Agar Buah Hati Menjadi Penyejuk Hati
AGAR BUAH HATI MENJADI PENYEJUK HATI
Oleh
Ustadz Abdullâh bin Taslîm al-Buthoni MA
Kehadiran sang buah hati dalam sebuah rumah tangga bisa diibaratkan seperti keberadaan bintang di malam hari yang merupakan hiasan bagi langit. Demikian pula arti keberadaan seorang anak bagi pasutri, sebagai perhiasan dalam kehidupan dunia. Ini berarti, kehidupan rumah tangga tanpa anak, akan terasa hampa dan suram.
Allah Azza wa Jalla berfirman:
الْمَالُ وَالْبَنُونَ زِينَةُ الْحَيَاةِ الدُّنْيَا ۖ وَالْبَاقِيَاتُ الصَّالِحَاتُ خَيْرٌ عِنْدَ رَبِّكَ ثَوَابًا وَخَيْرٌ أَمَلً
Harta dan anak-anak adalah perhiasan kehidupan dunia, tetapi amalan-amalan yang kekal dan shaleh adalah lebih baik pahalanya di sisi Rabb-mu serta lebih baik untuk menjadi harapan.” [al-Kahfi/18:46].

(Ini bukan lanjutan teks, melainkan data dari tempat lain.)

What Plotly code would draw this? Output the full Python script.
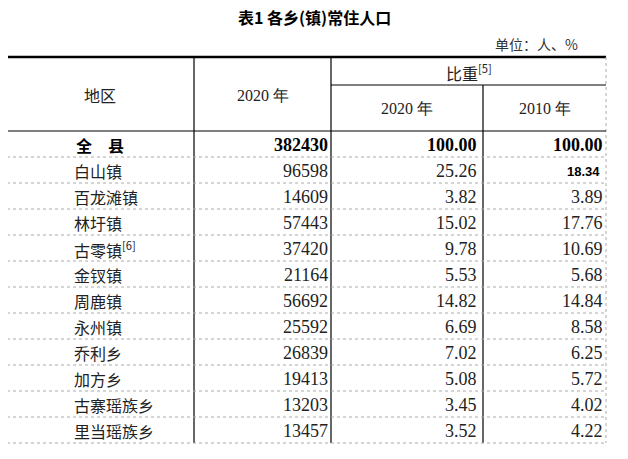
import plotly.graph_objects as go

regions = ["全　县", "白山镇", "百龙滩镇", "林圩镇", "古零镇<sup>[6]</sup>", "金钗镇", "周鹿镇",
           "永州镇", "乔利乡", "加方乡", "古寨瑶族乡", "里当瑶族乡"]
pop2020 = [382430, 96598, 14609, 57443, 37420, 21164, 56692, 25592, 26839, 19413, 13203, 13457]
share2020 = ["100.00", "25.26", "3.82", "15.02", "9.78", "5.53", "14.82", "6.69", "7.02", "5.08", "3.45", "3.52"]
share2010 = ["100.00", "18.34", "3.89", "17.76", "10.69", "5.68", "14.84", "8.58", "6.25", "5.72", "4.02", "4.22"]

W, H = 628, 459
OFF = 8  # page body margin
L, R = 7, 606
C1, C2, C3 = 194, 331, 483
TOP, SUB, HB = 57, 85, 131
RH = 26
CJK = "Noto Sans CJK SC"
SERIF = "Liberation Serif, DejaVu Serif, serif"

fig = go.Figure()
shapes = []
def line(x0, y0, x1, y1, w=1, c="black", dash="solid"):
    shapes.append(dict(type="line", x0=x0, y0=y0, x1=x1, y1=y1, xref="x", yref="y",
                       line=dict(color=c, width=w, dash=dash)))

n = len(regions)
bottom = HB + n * RH
line(L, TOP, R, TOP, 2.5)
line(L, TOP, L, bottom, 1, "#aaaaaa", "dot")
line(R, TOP, R, bottom, 1, "#aaaaaa", "dot")
line(C2, SUB, R, SUB, 1)
line(L, HB, R, HB, 1.2)
for x in (C1, C2):
    line(x, TOP, x, bottom, 1.2)
line(C3, SUB, C3, bottom, 1.2)
for i in range(1, n + 1):
    line(L, HB + i * RH, R, HB + i * RH, 1, "#aaaaaa", "dot")

ann = []
def txt(x, y, s, size=14, fam=CJK, anchor="center", color="#222", bold=False):
    if bold:
        s = "<b>" + s + "</b>"
    ann.append(dict(x=x, y=y, text=s, showarrow=False, xanchor=anchor, yanchor="middle",
                    font=dict(size=size, family=fam, color=color), xref="x", yref="y"))

txt(W / 2, 17, "表1 各乡(镇)常住人口", 16, CJK, bold=True, color="black")
txt(580, 44, "单位：人、%", 14, CJK, "right", "#333")
txt(100, 95, "地区", 16)
txt((C1 + C2) / 2, 95, "2020 年", 16, SERIF)
txt((C2 + R) / 2, 72, "比重<sup>[5]</sup>", 16)
txt((C2 + C3) / 2, 108, "2020 年", 16, SERIF)
txt((C3 + R) / 2, 108, "2010 年", 16, SERIF)

for i in range(n):
    y = HB + i * RH + RH / 2 + 1
    b = i == 0
    if b:
        txt(100, y, regions[i], 16, CJK, bold=True, color="black")
    else:
        txt(72, y, regions[i], 16, CJK, "left")
    c = "black" if b else "#222"
    txt(C2 - 1, y, str(pop2020[i]), 18, SERIF, "right", c, b)
    txt(C3 - 4, y, share2020[i], 18, SERIF, "right", c, b)
    if i == 1:
        txt(R - 4, y, share2010[i], 13, "Liberation Sans, Arial", "right", "black", True)
    else:
        txt(R - 1, y, share2010[i], 18, SERIF, "right", c, b)

fig.update_layout(width=W, height=H, margin=dict(l=0, r=0, t=0, b=0),
                  plot_bgcolor="white", paper_bgcolor="white", shapes=shapes, annotations=ann,
                  xaxis=dict(range=[OFF, W + OFF], visible=False, fixedrange=True),
                  yaxis=dict(range=[H + OFF, OFF], visible=False, fixedrange=True), showlegend=False)
fig.write_html("out.html")
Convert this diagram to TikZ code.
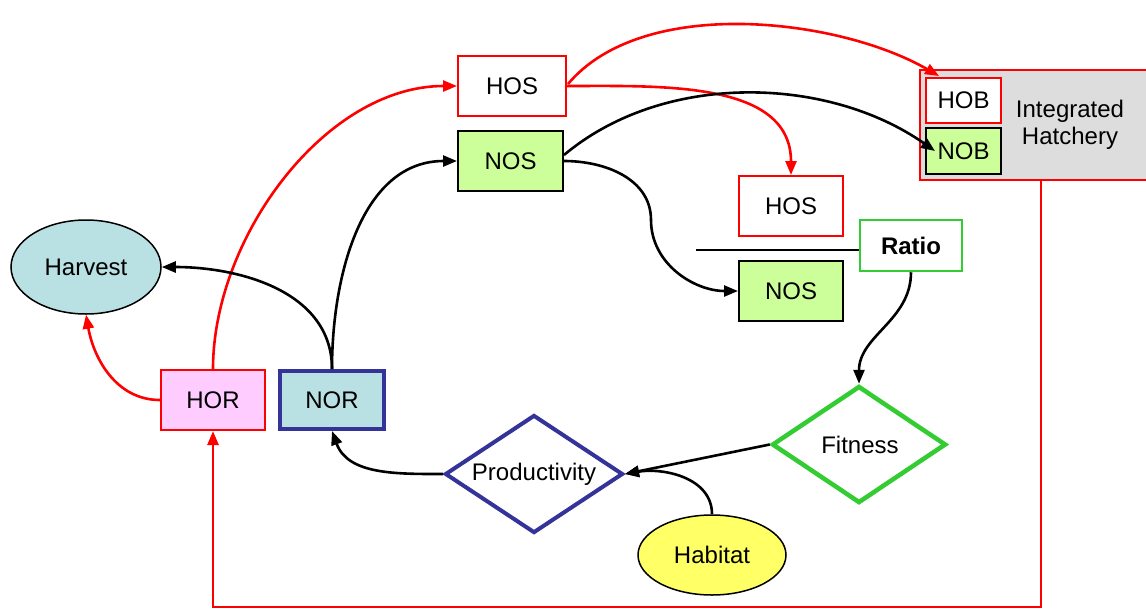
\documentclass[tikz,border=0pt]{standalone}
\usepackage{fontspec}
\setmainfont{Liberation Sans}
\usetikzlibrary{shapes.geometric,arrows.meta,calc}
\definecolor{rd}{HTML}{FF0000}
\definecolor{gfill}{HTML}{CCFF99}
\definecolor{grey}{HTML}{DDDDDD}
\definecolor{teal}{HTML}{B9E0E3}
\definecolor{pink}{HTML}{FFCCFF}
\definecolor{yel}{HTML}{FFFF66}
\definecolor{blu}{HTML}{333399}
\definecolor{grn}{HTML}{33CC33}
\tikzset{
  every node/.style={font=\fontsize{24}{27}\selectfont, inner sep=0pt},
  box/.style={draw, rectangle, minimum width=106pt, minimum height=60pt, line width=2pt},
  redbox/.style={box, draw=rd, fill=white},
  greenbox/.style={box, draw=black, fill=gfill},
  dia/.style={draw, diamond, aspect=1.5, line width=4pt, fill=white},
  ell/.style={draw, ellipse, line width=1.5pt},
  conn/.style={line width=2.6pt, -{Triangle[length=14pt,width=11pt]}},
  rconn/.style={conn, draw=rd, -{Triangle[length=14pt,width=11pt,fill=rd]}, color=rd},
}
\begin{document}
\begin{tikzpicture}[x=1pt,y=-1pt]
\useasboundingbox (0,0) rectangle (1146,611);
% nodes
\node[redbox, minimum width=108pt] (hos1) at (512,86) {HOS};
\node[greenbox, minimum width=105pt] (nos1) at (510.5,161) {NOS};
\node[draw=rd, fill=grey, line width=2.8pt, minimum width=232pt, minimum height=110pt] (hatch) at (1036,125) {};
\node[align=center] (hatchtxt) at (1070,125) {Integrated\\Hatchery};
\node[redbox, minimum width=75pt, minimum height=45pt] (hob) at (963.5,100.5) {HOB};
\node[greenbox, minimum width=75pt, minimum height=46pt] (nob) at (963.5,151) {NOB};
\node[redbox, minimum width=104pt] (hos2) at (791,206) {HOS};
\node[greenbox, minimum width=104pt] (nos2) at (791,291) {NOS};
\node[box, draw=grn, fill=white, minimum width=102pt, minimum height=51pt, line width=2.5pt, font=\fontsize{24}{27}\selectfont\bfseries] (ratio) at (911,245.5) {Ratio};
\coordinate (lineL) at (696,250);
\coordinate (hbot) at (1041,180);
\coordinate (corner) at (213,607);
\node[ell, fill=teal, minimum width=150pt, minimum height=94pt] (harvest) at (86,267) {Harvest};
\node[box, draw=rd, fill=pink, minimum width=104pt] (hor) at (213,400) {HOR};
\node[box, draw=blu, fill=teal, line width=4pt, minimum width=104pt, minimum height=58pt] (nor) at (332,400) {NOR};
\node[dia, draw=blu, minimum width=178pt, minimum height=118pt] (prod) at (534,474) {};
\node (prodtxt) at (534,474) {Productivity};
\node[dia, draw=grn, line width=4.5pt, minimum width=174pt, minimum height=117pt] (fit) at (859,444.5) {};
\node (fittxt) at (860,445) {Fitness};
\node[ell, fill=yel, minimum width=148pt, minimum height=80pt] (hab) at (712,555) {Habitat};
% connectors
\draw[line width=1.8pt] (lineL) -- (lineL -| ratio.west);
\draw[rconn] (hor.west) to[out=180,in=-80] (harvest.south);
\draw[rconn] (hor.north) to[out=90,in=180,looseness=0.9] (hos1.west);
\draw[conn] (nor.north) to[out=90,in=0] (harvest.east);
\draw[conn] (nor.north) to[out=90,in=180] (nos1.west);
\draw[rconn] ($(hos1.east)+(1,-2)$) to[out=50,in=150,looseness=0.8] ($(hob.north west)+(14,-1)$);
\draw[rconn] (hos1.east) to[out=0,in=90] (hos2.north);
\draw[conn] ($(nos1.east)+(0,-6)$) to[out=40,in=145,looseness=0.9] ($(nob.west)+(10,0)$);
\draw[conn] (nos1.east) to[out=0,in=90,looseness=1] ($(lineL)+(-45,-30)$) to[out=-90,in=180] (nos2.west);
\draw[conn] (ratio.south) to[out=-90,in=90] (fit.north);
\draw[conn] (fit.west) -- (prod.east);
\draw[conn] (hab.north) to[out=90,in=10] (prod.east);
\draw[conn] (prod.west) to[out=180,in=-70] (nor.south);
\draw[rconn] (hbot) -- (hbot |- corner) -- (corner) -- (hor.south);
\end{tikzpicture}
\end{document}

Bersamaan dengan itu, nikmat keberadaan anak ini sekaligus juga merupakan ujian yang bisa menjerumuskan seorang hamba dalam kebinasaan. Allah Azza wa Jalla mengingatkan hal ini dalam firman-Nya:
يَا أَيُّهَا الَّذِينَ آمَنُوا إِنَّ مِنْ أَزْوَاجِكُمْ وَأَوْلَادِكُمْ عَدُوًّا لَكُمْ فَاحْذَرُوهُمْ
Hai orang-orang yang beriman, sesungguhnya di antara isteri-isterimu dan anak-anakmu ada yang menjadi musuh bagimu, maka berhati-hatilah kamu terhadap mereka…[at-Taghâbun/64:14]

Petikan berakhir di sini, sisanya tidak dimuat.